**What is asked:** Stop at the line containing "const NOMINAL_COLOR = '#8c8c8c';": repeat exactly every line of the entries below from the first up to it, plus that line, with pictures omitted.
*** Supplied material
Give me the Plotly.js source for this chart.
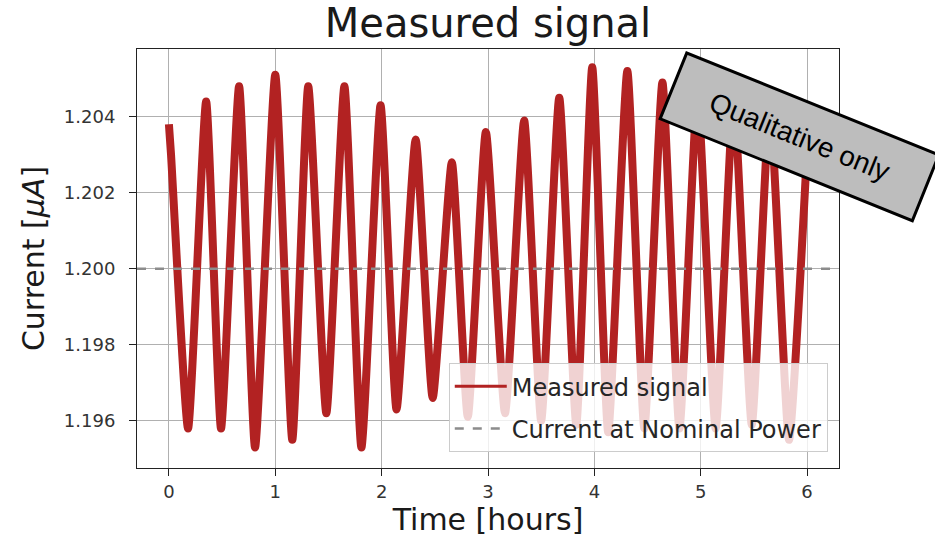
<!DOCTYPE html>
<html>
<head>
<meta charset="utf-8">
<script src="https://cdn.plot.ly/plotly-3.0.1.min.js"></script>
<style>
  html, body { margin: 0; padding: 0; background: #ffffff; }
  #chart { width: 935px; height: 540px; }
</style>
</head>
<body>
<div id="chart"></div>
<script>
// Time in hours of the read-off turning points of the measured signal
const timeHours = [0.00, 0.02, 0.18, 0.35, 0.49, 0.66, 0.81, 1.00, 1.16, 1.31,
                   1.48, 1.65, 1.81, 1.99, 2.14, 2.32, 2.48, 2.66, 2.81, 2.98,
                   3.16, 3.34, 3.50, 3.67, 3.83, 3.98, 4.13, 4.31, 4.47, 4.64,
                   4.80, 4.97, 5.14, 5.31, 5.48, 5.65, 5.83, 5.99];
// Current in microampere at those times
const currentMicroA = [1.2038, 1.2030, 1.1958, 1.2044, 1.1958, 1.2048, 1.1953, 1.2051, 1.1955, 1.2048,
                       1.1962, 1.2048, 1.1953, 1.2043, 1.1963, 1.2034, 1.1966, 1.2028, 1.1961, 1.2036,
                       1.1962, 1.2039, 1.1960, 1.2045, 1.1959, 1.2053, 1.1957, 1.2052, 1.1958, 1.2049,
                       1.1958, 1.2046, 1.1958, 1.2045, 1.1959, 1.2043, 1.1955, 1.2026];
const nominalCurrent = 1.200;
const xTicks = [0, 1, 2, 3, 4, 5, 6];
const yTicks = [1.196, 1.198, 1.200, 1.202, 1.204];
const yTickLabels = ['1.196', '1.198', '1.200', '1.202', '1.204'];

const FONT = 'DejaVu Sans, Verdana, sans-serif';
const SIGNAL_COLOR = '#b22222';
const NOMINAL_COLOR = '#8c8c8c';

const traces = [
  {
    x: timeHours, y: currentMicroA, type: 'scatter', mode: 'lines',
    name: 'Measured signal', showlegend: false,
    line: { color: SIGNAL_COLOR, width: 8, shape: 'spline', smoothing: 0.5 }
  },
  {
    x: [null], y: [null], type: 'scatter', mode: 'lines',
    name: 'Measured signal', legendgroup: 'a',
    line: { color: SIGNAL_COLOR, width: 3 }
  },
  {
    x: [null], y: [null], type: 'scatter', mode: 'lines',
    name: 'Current at Nominal Power', legendgroup: 'b',
    line: { color: NOMINAL_COLOR, width: 2.5, dash: 'dash' }
  }
];

const layout = {
  width: 935, height: 540,
  margin: { l: 137, r: 96, t: 49, b: 72 },
  paper_bgcolor: '#ffffff', plot_bgcolor: '#ffffff',
  font: { family: FONT, color: '#262626' },
  title: {
    text: 'Measured signal',
    font: { family: FONT, size: 40, color: '#1a1a1a' },
    x: 0.5, xref: 'paper', xanchor: 'center',
    y: 0.932, yref: 'container', yanchor: 'bottom'
  },
  xaxis: {
    range: [-0.3, 6.3],
    tickvals: xTicks, ticktext: xTicks.map(String),
    showgrid: true, gridcolor: '#b0b0b0', gridwidth: 1,
    zeroline: false,
    showline: true, linecolor: '#222222', linewidth: 1, mirror: true,
    ticks: 'outside', ticklen: 7, tickcolor: '#222222',
    tickfont: { family: FONT, size: 18, color: '#333333' },
    title: { text: 'Time [hours]', font: { family: FONT, size: 30, color: '#1a1a1a' }, standoff: 8 }
  },
  yaxis: {
    range: [1.19476, 1.20578],
    tickvals: yTicks, ticktext: yTickLabels,
    showgrid: true, gridcolor: '#b0b0b0', gridwidth: 1,
    zeroline: false,
    showline: true, linecolor: '#222222', linewidth: 1, mirror: true,
    ticks: 'outside', ticklen: 7, tickcolor: '#222222', ticklabelstandoff: 10,
    tickfont: { family: FONT, size: 18, color: '#333333' },
    title: { text: 'Current [<i>μA</i>]', font: { family: FONT, size: 30, color: '#1a1a1a' }, standoff: 10 }
  },
  shapes: [
    {
      type: 'line', xref: 'paper', x0: 0, x1: 1, yref: 'y', y0: nominalCurrent, y1: nominalCurrent,
      line: { color: NOMINAL_COLOR, width: 2.5, dash: 'dash' }, layer: 'above'
    }
  ],
  showlegend: true,
  legend: {
    x: 0.984, xanchor: 'right', y: 0.038, yanchor: 'bottom',
    bgcolor: 'rgba(255,255,255,0.8)', bordercolor: '#cccccc', borderwidth: 1,
    font: { family: FONT, size: 24, color: '#262626' },
    traceorder: 'grouped', tracegroupgap: 8, itemwidth: 52
  },
  annotations: [
    {
      text: 'Qualitative only', xref: 'paper', yref: 'paper',
      x: 0.9444, y: 0.79, xanchor: 'center', yanchor: 'middle',
      showarrow: false, textangle: 22,
      width: 267, height: 66,
      bgcolor: '#bdbdbd', bordercolor: '#000000', borderwidth: 3, borderpad: 1,
      font: { family: 'Liberation Sans, Arial, sans-serif', size: 28, color: '#000000' }
    }
  ]
};

Plotly.newPlot('chart', traces, layout, { displayModeBar: false, staticPlot: true });
</script>
</body>
</html>
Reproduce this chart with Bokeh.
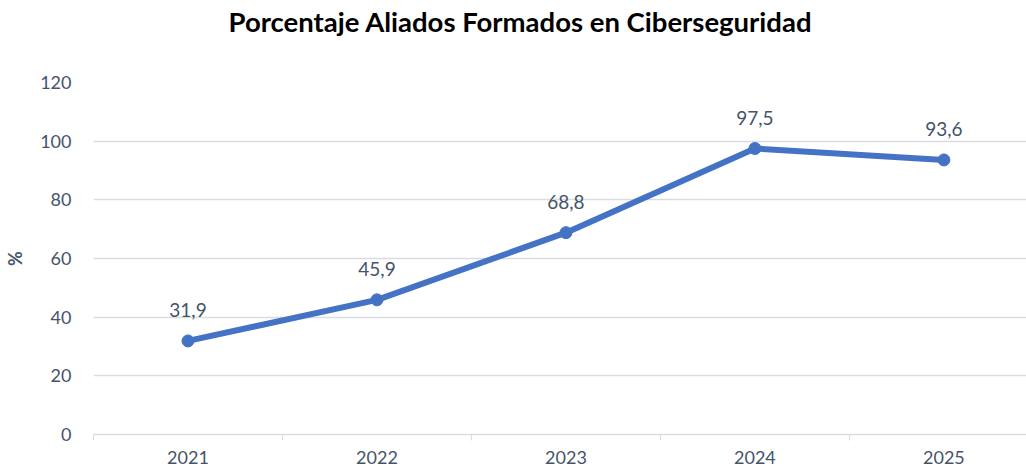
from bokeh.plotting import figure
from bokeh.models import ColumnDataSource, FixedTicker, Range1d, Title
from bokeh.core.properties import value
from bokeh.embed import file_html
from bokeh.resources import INLINE

years = ["2021", "2022", "2023", "2024", "2025"]
values = [31.9, 45.9, 68.8, 97.5, 93.6]
y_ticks = [0, 20, 40, 60, 80, 100, 120]
title_text = "Porcentaje Aliados Formados en Ciberseguridad"

FONT = "Lato"
TXT = "#44546A"
GRID = "#D9DDE3"
LINE = "#4472C4"

xs = list(range(1, len(years) + 1))
labels = [f"{v:.1f}".replace(".", ",") for v in values]
src = ColumnDataSource(dict(x=xs, y=values, lab=labels))

p = figure(width=1026, height=473, output_backend="svg", toolbar_location=None,
           x_range=Range1d(0.5, 5.437), y_range=Range1d(0, 120),
           min_border_left=93, min_border_right=0, min_border_top=82, min_border_bottom=39)
p.outline_line_color = None
p.background_fill_color = "white"
p.border_fill_color = "white"

p.line("x", "y", source=src, line_color=LINE, line_width=6, line_cap="round", line_join="round")
p.scatter("x", "y", source=src, size=12, fill_color=LINE, line_color=LINE)
p.text("x", "y", text="lab", source=src, text_align="center", text_baseline="alphabetic",
       y_offset=-31, text_font=value(FONT), text_font_size="19px", text_color=TXT)

# x axis
p.xaxis.ticker = FixedTicker(ticks=xs, minor_ticks=[0.5, 1.5, 2.5, 3.5, 4.5, 5.5])
p.xaxis.major_label_overrides = {i: y for i, y in zip(xs, years)}
p.xaxis.major_tick_line_color = None
p.xaxis.minor_tick_line_color = GRID
p.xaxis.minor_tick_out = 6
p.xaxis.minor_tick_in = 0
p.xaxis.axis_line_color = GRID
p.xaxis.axis_line_width = 1.5
p.xaxis.major_label_text_font = FONT
p.xaxis.major_label_text_font_size = "18px"
p.xaxis.major_label_text_color = TXT
p.xaxis.major_label_standoff = 10
p.xgrid.grid_line_color = None

# y axis
p.yaxis.ticker = FixedTicker(ticks=y_ticks)
p.yaxis.axis_line_color = None
p.yaxis.major_tick_line_color = None
p.yaxis.minor_tick_line_color = None
p.yaxis.major_label_text_font = FONT
p.yaxis.major_label_text_font_size = "18px"
p.yaxis.major_label_text_color = TXT
p.yaxis.major_label_standoff = 16
p.yaxis.axis_label = "%"
p.yaxis.axis_label_text_font = FONT
p.yaxis.axis_label_text_font_style = "bold"
p.yaxis.axis_label_text_font_size = "18px"
p.yaxis.axis_label_text_color = TXT
p.yaxis.axis_label_standoff = 11
p.ygrid.grid_line_color = GRID
p.ygrid.grid_line_width = 1.5

# spacer panel between the frame and the title
spacer = Title(text=" ", text_font=FONT, text_font_size="10px", standoff=31)
p.add_layout(spacer, "above")
title = Title(text=title_text, align="left", vertical_align="bottom",
              text_font=FONT, text_font_size="27.5px", text_font_style="bold",
              text_color="black", offset=135, standoff=0)
p.add_layout(title, "above")

open("out.html", "w").write(file_html(p, INLINE))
******
**Output for this exercise:**
Give me the Plotly.js source for this chart.
<!DOCTYPE html>
<html>
<head>
<meta charset="utf-8">
<script src="https://cdn.plot.ly/plotly-3.0.1.min.js"></script>
<style>
  html, body { margin: 0; padding: 0; background: #ffffff; }
  #chart { width: 935px; height: 540px; }
</style>
</head>
<body>
<div id="chart"></div>
<script>
// Time in hours of the read-off turning points of the measured signal
const timeHours = [0.00, 0.02, 0.18, 0.35, 0.49, 0.66, 0.81, 1.00, 1.16, 1.31,
                   1.48, 1.65, 1.81, 1.99, 2.14, 2.32, 2.48, 2.66, 2.81, 2.98,
                   3.16, 3.34, 3.50, 3.67, 3.83, 3.98, 4.13, 4.31, 4.47, 4.64,
                   4.80, 4.97, 5.14, 5.31, 5.48, 5.65, 5.83, 5.99];
// Current in microampere at those times
const currentMicroA = [1.2038, 1.2030, 1.1958, 1.2044, 1.1958, 1.2048, 1.1953, 1.2051, 1.1955, 1.2048,
                       1.1962, 1.2048, 1.1953, 1.2043, 1.1963, 1.2034, 1.1966, 1.2028, 1.1961, 1.2036,
                       1.1962, 1.2039, 1.1960, 1.2045, 1.1959, 1.2053, 1.1957, 1.2052, 1.1958, 1.2049,
                       1.1958, 1.2046, 1.1958, 1.2045, 1.1959, 1.2043, 1.1955, 1.2026];
const nominalCurrent = 1.200;
const xTicks = [0, 1, 2, 3, 4, 5, 6];
const yTicks = [1.196, 1.198, 1.200, 1.202, 1.204];
const yTickLabels = ['1.196', '1.198', '1.200', '1.202', '1.204'];

const FONT = 'DejaVu Sans, Verdana, sans-serif';
const SIGNAL_COLOR = '#b22222';
const NOMINAL_COLOR = '#8c8c8c';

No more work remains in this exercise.